Abimelech tut so, als ob er sich für die Belange seiner Familie einsetzen will und geht geschickt auf ihre Gefühle ein, während er seine 70 Halbbrüder an die Seite schiebt. Er präsentiert sich nicht als der Sohn Gideons, sondern er nimmt den Charakter seiner Mutter an. Gideon hat seine 70 Söhne zweifelsohne in seinem eigenen Haus aufgezogen, während Abimelech in Sichem aufgewachsen ist.

Er kennt überhaupt keinen Respekt für seine Halbbrüder. Als er einmal gewählt ist, lässt er sie umbringen. Dafür bezahlt er pro Person ein Silberstück an nichtswürdige Leute, die alle 70 Brüder gefangen nehmen und sie in Schach halten, während Abimelech sie einen nach dem anderen auf einem Stein tötet. Dass das Geld aus dem Götzentempel kommt, stört ihn nicht im Geringsten.

Abimelech will sich selbst erhöhen und ähnelt darin der Person, die in Daniel 11 beschrieben wird (Dan 11:36). Es wurde bereits auf die Ähnlichkeit zwischen Abimelech und dem Antichristen hingewiesen. Über die Kennzeichen des Antichristen können wir in 1. Johannes und 2. Thessalonicher etwas lesen (1Joh 2:22; 1Joh 4:3; 2Thes 2:3; 4). Der Antichrist geht genauso zu Werke wie Abimelech.

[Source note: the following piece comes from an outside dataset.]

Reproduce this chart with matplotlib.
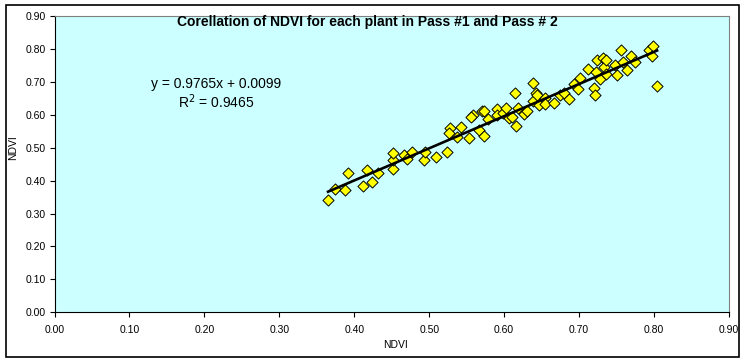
import numpy as np
from matplotlib import pyplot as plt
from matplotlib.patches import Rectangle

plt.rcParams['font.family'] = ['Liberation Sans', 'DejaVu Sans']

# NDVI values, pass #1 (x) vs pass #2 (y)
pass1 = [0.365, 0.374, 0.388, 0.392, 0.411, 0.417, 0.423, 0.432, 0.452, 0.452,
         0.452, 0.466, 0.470, 0.477, 0.493, 0.495, 0.509, 0.524, 0.528, 0.537,
         0.543, 0.553, 0.558, 0.567, 0.570, 0.573, 0.573, 0.578, 0.590, 0.591,
         0.598, 0.602, 0.606, 0.610, 0.615, 0.616, 0.618, 0.626, 0.630, 0.639,
         0.639, 0.643, 0.644, 0.646, 0.654, 0.655, 0.666, 0.674, 0.680, 0.686,
         0.693, 0.698, 0.701, 0.712, 0.720, 0.721, 0.723, 0.724, 0.728, 0.732,
         0.733, 0.736, 0.736, 0.748, 0.751, 0.756, 0.758, 0.764, 0.769, 0.774,
         0.793, 0.799, 0.797, 0.804, 0.556, 0.527]
pass2 = [0.340, 0.375, 0.371, 0.422, 0.384, 0.431, 0.395, 0.422, 0.434, 0.463,
         0.483, 0.479, 0.466, 0.488, 0.462, 0.488, 0.472, 0.488, 0.559, 0.532,
         0.564, 0.529, 0.598, 0.554, 0.611, 0.610, 0.536, 0.587, 0.618, 0.600,
         0.604, 0.621, 0.591, 0.594, 0.665, 0.565, 0.621, 0.602, 0.611, 0.696,
         0.643, 0.667, 0.659, 0.630, 0.650, 0.632, 0.637, 0.661, 0.667, 0.648,
         0.694, 0.677, 0.711, 0.738, 0.680, 0.659, 0.731, 0.766, 0.709, 0.772,
         0.744, 0.766, 0.725, 0.751, 0.720, 0.796, 0.759, 0.736, 0.779, 0.761,
         0.797, 0.809, 0.779, 0.686, 0.594, 0.546]

slope = 0.9765
intercept = 0.0099
r2 = 0.9465
ticks = [0.0, 0.1, 0.2, 0.3, 0.4, 0.5, 0.6, 0.7, 0.8, 0.9]

W, H = 745, 361
fig = plt.figure(figsize=(W / 100, H / 100), dpi=100)
fig.patches.append(Rectangle((5.5 / W, 1 - 356.5 / H), 733.5 / W, 351.5 / H,
                             transform=fig.transFigure, fill=False, edgecolor='black', lw=1.2))
ax = fig.add_axes([54.5 / W, 1 - 312.3 / H, 674.5 / W, 296.3 / H])
ax.set_facecolor('#CCFFFF')

ax.scatter(pass1, pass2, marker='D', s=32, facecolor='#FFFF00', edgecolor='black',
           linewidth=0.7, zorder=3)
xl = np.array([min(pass1), max(pass1)])
ax.plot(xl, slope * xl + intercept, color='black', lw=1.9, zorder=4)

ax.set_xlim(0, 0.9)
ax.set_ylim(0, 0.9)
ax.set_xticks(ticks)
ax.set_yticks(ticks)
ax.set_xticklabels(['%.2f' % t for t in ticks])
ax.set_yticklabels(['%.2f' % t for t in ticks])
ax.tick_params(direction='out', length=3.5, width=0.8, labelsize=7.5)
ax.tick_params(axis='x', pad=5.5)
ax.tick_params(axis='y', pad=3)
for s in ['left', 'bottom']:
    ax.spines[s].set_color('black')
for s in ['top', 'right']:
    ax.spines[s].set_color('#808080')

fig.text(395 / W, 1 - 345 / H, 'NDVI', ha='center', va='center', fontsize=7.5)
fig.text(12.7 / W, 1 - 148 / H, 'NDVI', ha='center', va='center', fontsize=7.5, rotation=90)

fig.text(367.5 / W, 1 - 25.7 / H, 'Corellation of NDVI for each plant in Pass #1 and Pass # 2',
         ha='center', va='baseline', fontsize=10, fontweight='bold')
fig.text(216 / W, 1 - 88.3 / H, 'y = %.4fx + %.4f' % (slope, intercept),
         ha='center', va='baseline', fontsize=10)
fig.text(216 / W, 1 - 108 / H, 'R$^2$ = %.4f' % r2,
         ha='center', va='baseline', fontsize=10)

fig.savefig('out.png', dpi=100)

Auch er wird durch schöne Worte die Gunst des Volkes zu gewinnen wissen (Ps 55:22; Dan 11:32). Bei Absalom, einem Sohn Davids, begegnen wir diesem Kennzeichen, dem Gebrauch von schmeichelnder Sprache, ebenfalls. Wir lesen von ihm: „So stahl Absalom das Herz der Männer von Israel“ (2Sam 15:6). Das ist es, was Abimelech hier tut.

Ein Mann entkommt der Mordpartei (vgl. 2Chr 22:10-12). Das ist Jotham. Sein Name bedeutet „der HERR ist vollkommen“. Er ist ein wahrer Zeuge seines Namens. Gott wird niemals ohne einen Zeugen sein. Jotham legt sein Zeugnis in den folgenden Versen ab. Er ist ein wahrer Antipas, das bedeutet „einer gegen alle“ (Off 2:13). Er stellt den treuen Überrest dar, den Gott zu allen Zeiten aufrechterhält, nach Auswahl seiner Gnade (Röm 11:5).

Abimelech ist der erste Mensch, der sich in Israel zum König ausrufen lässt. Er setzt sich völlig über die Anforderungen hinweg, die Gott für dieses Amt niedergelegt hat (5Mo 17:14-20). Ironischerweise findet die Huldigung in der Nähe des Baumes in Sichem statt, wohin Josua das Buch des Gesetzes Gottes für das Volk gelegt hatte (Jos 24:25; 26).